Bringing plants indoors
After you have your plants together and ready to move inside, put them in areas suitable to their specific needs. If some can stand or thrive in less light than others, place them accordingly. However, in the transition from outside to inside, be careful to prevent shock to plants by gradually reducing their exposure to sunlight. The amount of sunlight outside is almost invariably higher than most indoor areas, so it’s important to ease your plants into their winter abodes.

Caring for plants indoors
Once inside, it’s vital to maintain suitable conditions for plants to flourish. The needs of each plant are different, but some general guidelines can help to keep most green and growing. It’s essential to provide plants with the proper amount of water. Since plants usually don’t require as much water in the winter months, it’s imperative not to over-water them once they’re indoors. To avoid giving plants too much water, only water them when the top inch or so of soil begins to dry.

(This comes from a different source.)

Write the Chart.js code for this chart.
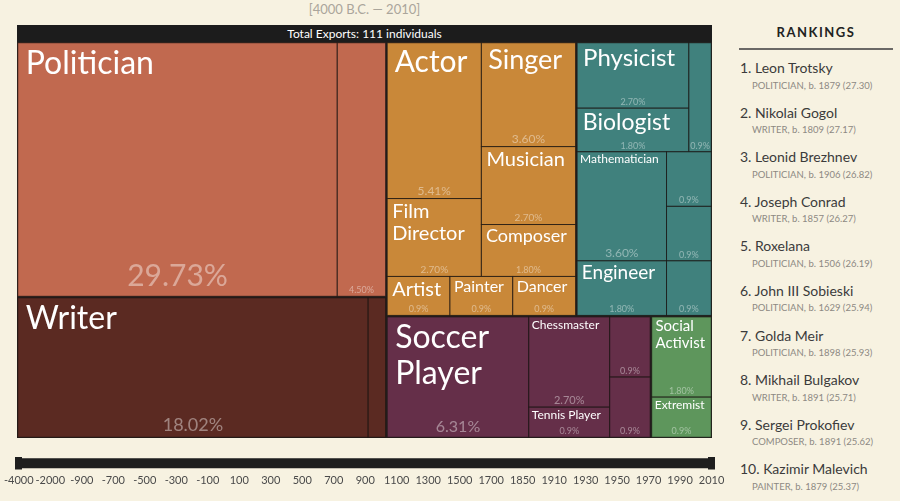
<!DOCTYPE html>
<html>
<head>
<meta charset="utf-8">
<script src="https://cdn.jsdelivr.net/npm/chart.js@4.4.1/dist/chart.umd.min.js"></script>
<style>
  body { margin: 0; width: 900px; height: 501px; overflow: hidden; position: relative;
         background: #f7f2e1; font-family: Lato, 'Open Sans', sans-serif; }
  #range { position: absolute; left: 17px; top: 1px; width: 695px; text-align: center;
           font-size: 13px; color: #aaa59b; }
  #titlebar { position: absolute; left: 17px; top: 25px; width: 695px; height: 17px; line-height: 17px;
              background: #1c1c1c; color: #fff; font-size: 12px; text-align: center; }
  #tree { position: absolute; left: 17px; top: 42px; }
  #timeline { position: absolute; left: 0; top: 440px; }
  #rankings { position: absolute; left: 739px; top: 0; width: 154px; }
  #rankings .head { padding-top: 24px; padding-bottom: 8px; line-height: 16px; text-align: center;
                    font-size: 13px; font-weight: bold; letter-spacing: 1.5px; color: #222;
                    border-bottom: 2px solid #6b6966; }
  #rankings .item { height: 44.6px; padding-top: 9px; box-sizing: border-box; }
  #rankings .name { font-size: 14px; line-height: 18px; color: #3b3b3b; padding-left: 1px; }
  #rankings .sub { font-size: 9.5px; line-height: 12px; color: #8d8983; padding-left: 13px; margin-top: 2.5px; }
</style>
</head>
<body>
<div id="range">[4000 B.C. — 2010]</div>
<div id="titlebar"></div>
<canvas id="tree" width="695" height="396"></canvas>
<canvas id="timeline" width="730" height="50"></canvas>
<div id="rankings"><div class="head">RANKINGS</div><div id="rankList"></div></div>

<script>
// occupations of the 111 people, with their industry and domain
const occupations = ['Politician', 'Military Personnel', 'Writer', 'Philosopher',
    'Actor', 'Film Director', 'Singer', 'Musician', 'Composer', 'Artist', 'Painter', 'Dancer',
    'Physicist', 'Biologist', 'Chemist', 'Mathematician', 'Statistician', 'Computer Scientist', 'Engineer', 'Inventor',
    'Soccer Player', 'Chessmaster', 'Tennis Player', 'Athlete', 'Boxer',
    'Social Activist', 'Extremist'];
const counts = [33, 5, 20, 1,
    6, 3, 4, 3, 2, 1, 1, 1,
    3, 2, 1, 4, 1, 1, 2, 1,
    7, 3, 1, 1, 1,
    2, 1];
const industries = ['Government', 'Military', 'Language', 'Philosophy',
    'Film and Theatre', 'Film and Theatre', 'Music', 'Music', 'Music', 'Fine Arts', 'Fine Arts', 'Dance',
    'Natural Sciences', 'Natural Sciences', 'Natural Sciences', 'Math', 'Math', 'Math', 'Engineering', 'Engineering',
    'Team Sports', 'Games', 'Tennis', 'Athletics', 'Combat Sports',
    'Activism', 'Activism'];
const domains = ['Institutions', 'Institutions', 'Humanities', 'Humanities',
    'Arts', 'Arts', 'Arts', 'Arts', 'Arts', 'Arts', 'Arts', 'Arts',
    'Science & Technology', 'Science & Technology', 'Science & Technology', 'Science & Technology',
    'Science & Technology', 'Science & Technology', 'Science & Technology', 'Science & Technology',
    'Sports', 'Sports', 'Sports', 'Sports', 'Sports',
    'Public Figure', 'Public Figure'];

// timeline slider
const timelineLabels = ['-4000', '-2000', '-900', '-700', '-500', '-300', '-100', '100', '300', '500', '700', '900',
    '1100', '1300', '1500', '1700', '1850', '1910', '1930', '1950', '1970', '1990', '2010'];
const selectedRange = ['-4000', '2010'];

// rankings panel
const rankNames = ['Leon Trotsky', 'Nikolai Gogol', 'Leonid Brezhnev', 'Joseph Conrad', 'Roxelana',
    'John III Sobieski', 'Golda Meir', 'Mikhail Bulgakov', 'Sergei Prokofiev', 'Kazimir Malevich'];
const rankOccupations = ['POLITICIAN', 'WRITER', 'POLITICIAN', 'WRITER', 'POLITICIAN',
    'POLITICIAN', 'POLITICIAN', 'WRITER', 'COMPOSER', 'PAINTER'];
const rankBirthYears = [1879, 1809, 1906, 1857, 1506, 1629, 1898, 1891, 1891, 1879];
const rankScores = ['27.30', '27.17', '26.82', '26.27', '26.19', '25.94', '25.93', '25.71', '25.62', '25.37'];

// colours per domain
const domainColors = {
    'Institutions': '#c1694f',
    'Humanities': '#5b2a22',
    'Arts': '#c98839',
    'Science & Technology': '#40817d',
    'Sports': '#652f49',
    'Public Figure': '#5e965c'
};

Chart.defaults.font.family = 'Lato';

const total = counts.reduce((a, b) => a + b, 0);
document.getElementById('titlebar').textContent = `Total Exports: ${total} individuals`;

// rankings list
const rankList = document.getElementById('rankList');
rankNames.forEach((name, i) => {
    const item = document.createElement('div');
    item.className = 'item';
    item.innerHTML = `<div class="name">${i + 1}. ${name}</div>` +
        `<div class="sub">${rankOccupations[i]}, b. ${rankBirthYears[i]} (${rankScores[i]})</div>`;
    rankList.appendChild(item);
});

// domain -> industry -> occupation tree
const buildTree = () => {
    const root = { children: [] };
    occupations.forEach((occ, i) => {
        let dom = root.children.find(d => d.name === domains[i]);
        if (!dom) { dom = { name: domains[i], children: [] }; root.children.push(dom); }
        let ind = dom.children.find(d => d.name === industries[i]);
        if (!ind) { ind = { name: industries[i], children: [] }; dom.children.push(ind); }
        ind.children.push({ name: occ, value: counts[i], domain: domains[i] });
    });
    const sum = node => {
        if (node.children) {
            node.value = node.children.reduce((s, c) => s + sum(c), 0);
            node.children.sort((a, b) => b.value - a.value);
        }
        return node.value;
    };
    sum(root);
    return root;
};

// squarified layout (golden ratio), same steps as d3.treemapSquarify
const PHI = (1 + Math.sqrt(5)) / 2;
const squarify = (nodes, x0, y0, x1, y1) => {
    let value = nodes.reduce((s, n) => s + n.value, 0);
    let i0 = 0, i1 = 0;
    const n = nodes.length;
    while (i0 < n) {
        const dx = x1 - x0, dy = y1 - y0;
        let sumValue = nodes[i1++].value;
        let minValue = sumValue, maxValue = sumValue;
        const alpha = Math.max(dy / dx, dx / dy) / (value * PHI);
        let beta = sumValue * sumValue * alpha;
        let minRatio = Math.max(maxValue / beta, beta / minValue);
        for (; i1 < n; ++i1) {
            const v = nodes[i1].value;
            sumValue += v;
            if (v < minValue) minValue = v;
            if (v > maxValue) maxValue = v;
            beta = sumValue * sumValue * alpha;
            const newRatio = Math.max(maxValue / beta, beta / minValue);
            if (newRatio > minRatio) { sumValue -= v; break; }
            minRatio = newRatio;
        }
        const row = nodes.slice(i0, i1);
        if (dx < dy) {
            const yk = i1 < n ? y0 + dy * sumValue / value : y1;
            let x = x0;
            row.forEach(nd => {
                const w = dx * nd.value / sumValue;
                Object.assign(nd, { x0: x, x1: x + w, y0: y0, y1: yk });
                x += w;
            });
            y0 = yk;
        } else {
            const xk = i1 < n ? x0 + dx * sumValue / value : x1;
            let y = y0;
            row.forEach(nd => {
                const h = dy * nd.value / sumValue;
                Object.assign(nd, { x0: x0, x1: xk, y0: y, y1: y + h });
                y += h;
            });
            x0 = xk;
        }
        value -= sumValue;
        i0 = i1;
    }
};

const layoutNode = (node, depth) => {
    if (!node.children) return;
    let { x0, y0, x1, y1 } = node;
    if (depth === 1) { x0 += 0.75; y0 += 0.75; x1 -= 0.75; y1 -= 0.75; } // thin gap round each domain
    squarify(node.children, x0, y0, x1, y1);
    node.children.forEach(c => layoutNode(c, depth + 1));
};

const leavesOf = node => node.children ? node.children.flatMap(leavesOf) : [node];

const formatShare = v => {
    const pct = v / total * 100;
    return (pct < 1 ? pct.toFixed(1) : pct.toFixed(2)) + '%';
};

// biggest font that lets the name fit in the cell
const fitName = (ctx, text, w, h, shareSize) => {
    if (w < 50) return null;
    const words = text.split(' ');
    const limitH = Math.min(h * 0.6, h - shareSize - 6);
    for (let size = 32; size >= 9; size--) {
        const pad = Math.max(2, size * 0.25);
        const availW = w - 2 * pad - size * 0.15;
        ctx.font = `${size}px Lato`;
        const lines = [];
        let cur = '';
        let ok = true;
        for (const word of words) {
            if (ctx.measureText(word).width > availW) { ok = false; break; }
            const test = cur ? cur + ' ' + word : word;
            if (ctx.measureText(test).width <= availW) cur = test;
            else { lines.push(cur); cur = word; }
        }
        if (!ok) continue;
        lines.push(cur);
        if (lines.length * size * 1.12 <= limitH) return { size, pad, lines };
    }
    return null;
};

const treemapPlugin = {
    id: 'treemap',
    afterDatasetsDraw(chart) {
        const { ctx, scales: { x, y } } = chart;
        const root = buildTree();
        Object.assign(root, {
            x0: x.getPixelForValue(0), x1: x.getPixelForValue(1),
            y0: y.getPixelForValue(0), y1: y.getPixelForValue(1)
        });
        layoutNode(root, 0);
        const leaves = leavesOf(root);

        ctx.save();
        ctx.fillStyle = '#262222';
        ctx.fillRect(root.x0, root.y0, root.x1 - root.x0, root.y1 - root.y0);

        leaves.forEach(l => {
            ctx.fillStyle = domainColors[l.domain];
            ctx.fillRect(l.x0, l.y0, l.x1 - l.x0, l.y1 - l.y0);
            ctx.strokeStyle = 'rgba(25, 20, 18, 0.75)';
            ctx.lineWidth = 1;
            ctx.strokeRect(l.x0, l.y0, l.x1 - l.x0, l.y1 - l.y0);
        });

        leaves.forEach(l => {
            const w = l.x1 - l.x0, h = l.y1 - l.y0;
            const shareSize = Math.round(Math.min(30, Math.max(9, Math.min(w, h) * 0.13)));

            // share, bottom centre
            const share = formatShare(l.value);
            ctx.font = `${shareSize}px Lato`;
            ctx.textAlign = 'center';
            ctx.textBaseline = 'alphabetic';
            if (ctx.measureText(share).width <= w - 1 && h >= shareSize + 3) {
                ctx.fillStyle = 'rgba(255, 255, 255, 0.42)';
                ctx.fillText(share, (l.x0 + l.x1) / 2, l.y1 - shareSize * 0.33);
            }

            // name, top left
            const fit = fitName(ctx, l.name, w, h, shareSize);
            if (fit) {
                ctx.font = `${fit.size}px Lato`;
                ctx.textAlign = 'left';
                ctx.fillStyle = '#ffffff';
                fit.lines.forEach((line, i) => {
                    ctx.fillText(line, l.x0 + fit.pad, l.y0 + fit.size * (0.97 + i * 1.12));
                });
            }
        });
        ctx.restore();
    }
};

new Chart(document.getElementById('tree'), {
    type: 'scatter',
    data: { datasets: [] },
    options: {
        responsive: false,
        animation: false,
        devicePixelRatio: 1,
        layout: { padding: 0 },
        plugins: { legend: { display: false }, tooltip: { enabled: false } },
        scales: {
            x: { type: 'linear', min: 0, max: 1, display: false },
            y: { type: 'linear', min: 0, max: 1, reverse: true, display: false }
        }
    },
    plugins: [treemapPlugin]
});

// slider handle drawn as point style
const handle = document.createElement('canvas');
handle.width = 7;
handle.height = 15;
const hctx = handle.getContext('2d');
hctx.fillStyle = '#1e1e1e';
hctx.fillRect(0, 0, 7, 15);

new Chart(document.getElementById('timeline'), {
    type: 'line',
    data: {
        labels: timelineLabels,
        datasets: [{
            data: selectedRange.map(v => ({ x: v, y: 0 })),
            borderColor: '#1e1e1e',
            borderWidth: 10,
            borderCapStyle: 'butt',
            pointStyle: handle,
            pointRadius: 7,
            pointHoverRadius: 7
        }]
    },
    options: {
        responsive: false,
        animation: false,
        devicePixelRatio: 1,
        layout: { padding: { left: 17.5, right: 18.4, top: 10.2, bottom: 1 } },
        plugins: { legend: { display: false }, tooltip: { enabled: false } },
        scales: {
            x: {
                offset: false,
                grid: { display: false, drawTicks: false },
                border: { display: false },
                ticks: { autoSkip: false, maxRotation: 0, padding: 4, color: '#4a4a4a', font: { family: 'Lato', size: 11 } }
            },
            y: { display: false, min: -1, max: 1 }
        }
    }
});
</script>
</body>
</html>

Likewise, over-fertilization can be a danger due to the lower light conditions that affect most indoor locations. Salts can build in the soil from the use of too much fertilizer and cause damage to plant roots. To mitigate this problem, leach off some of the salts by placing your plants in a large sink or bathtub and pouring a solution of water and Epsom salts over the plants in small increments. The solution can be made by mixing 1 teaspoon of Epsom salts into 1 gallon of water.

Lastly, atmospheric conditions must be maintained to ensure healthy growth of plants indoors. Again, the needs of each plant can vary, so take care to plan accordingly. A good bit of humidity is necessary for many plants to grow, such as Rex begonias and ferns. To keep a space at a humidity level suitable for moisture-loving plants, use room humidifiers to control the amount of water in the air.